Using Reinforcement Learning for Supply Chain Optimization

Supply chain optimization represents one of the most complex challenges in modern business operations, involving countless interconnected decisions that ripple through global networks of suppliers, manufacturers, distributors, and customers. Traditional optimization approaches often fall short when faced with the dynamic, uncertain nature of real-world supply chains. Reinforcement learning (RL) emerges as a game-changing paradigm that learns optimal policies through interaction with the supply chain environment, adapting to changing conditions and discovering strategies that human experts might never consider.

Unlike traditional optimization methods that require perfect knowledge of system dynamics and future conditions, reinforcement learning excels in environments characterized by uncertainty, complexity, and the need for sequential decision-making. Supply chains embody all these characteristics, making them ideal candidates for RL applications that can revolutionize how organizations manage inventory, routing, procurement, and demand fulfillment.

🚚 Supply Chain Reality Check

Amazon processes over 13 billion items annually through its supply chain network, making millions of routing, inventory, and fulfillment decisions every day—decisions that RL systems now help optimize in real-time.

The Reinforcement Learning Framework in Supply Chain Context

Reinforcement learning transforms supply chain optimization from a static planning problem into a dynamic learning process. The RL framework consists of an agent (the decision-making system) that interacts with an environment (the supply chain network) by taking actions (operational decisions) and receiving rewards (performance metrics) that guide learning toward optimal behavior.

In supply chain applications, the agent represents the decision-making entity responsible for various operational choices. This could be a centralized system managing the entire network or distributed agents handling specific components like individual warehouses, transportation routes, or procurement decisions. The environment encompasses all external factors that affect supply chain performance, including customer demand patterns, supplier reliability, transportation delays, market conditions, and seasonal variations.

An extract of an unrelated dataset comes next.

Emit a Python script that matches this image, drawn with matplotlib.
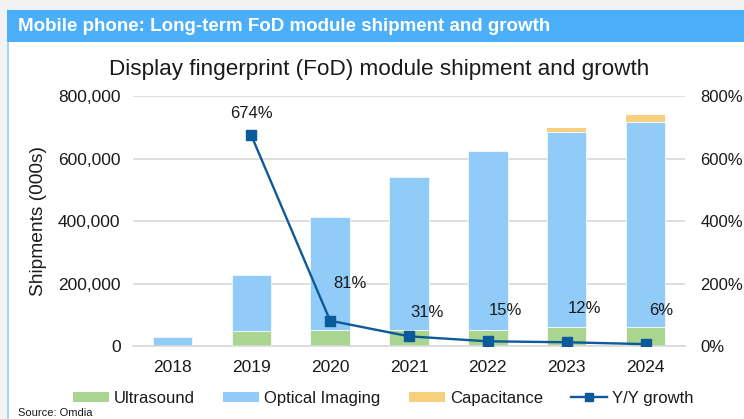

Actions in supply chain RL represent the operational decisions that agents must make continuously. These include inventory replenishment quantities and timing, order allocation across multiple suppliers, routing decisions for shipments, capacity allocation in manufacturing facilities, and pricing strategies that influence demand patterns. The action space can be continuous (like exact inventory quantities) or discrete (like choosing between predetermined supplier options).

The reward structure serves as the critical mechanism for aligning RL behavior with business objectives. Typical reward components include cost minimization elements such as holding costs, transportation expenses, and procurement costs, balanced against service level objectives like fill rates, delivery times, and customer satisfaction metrics. The challenge lies in designing reward functions that capture the complex trade-offs inherent in supply chain management while avoiding unintended consequences from poorly specified incentives.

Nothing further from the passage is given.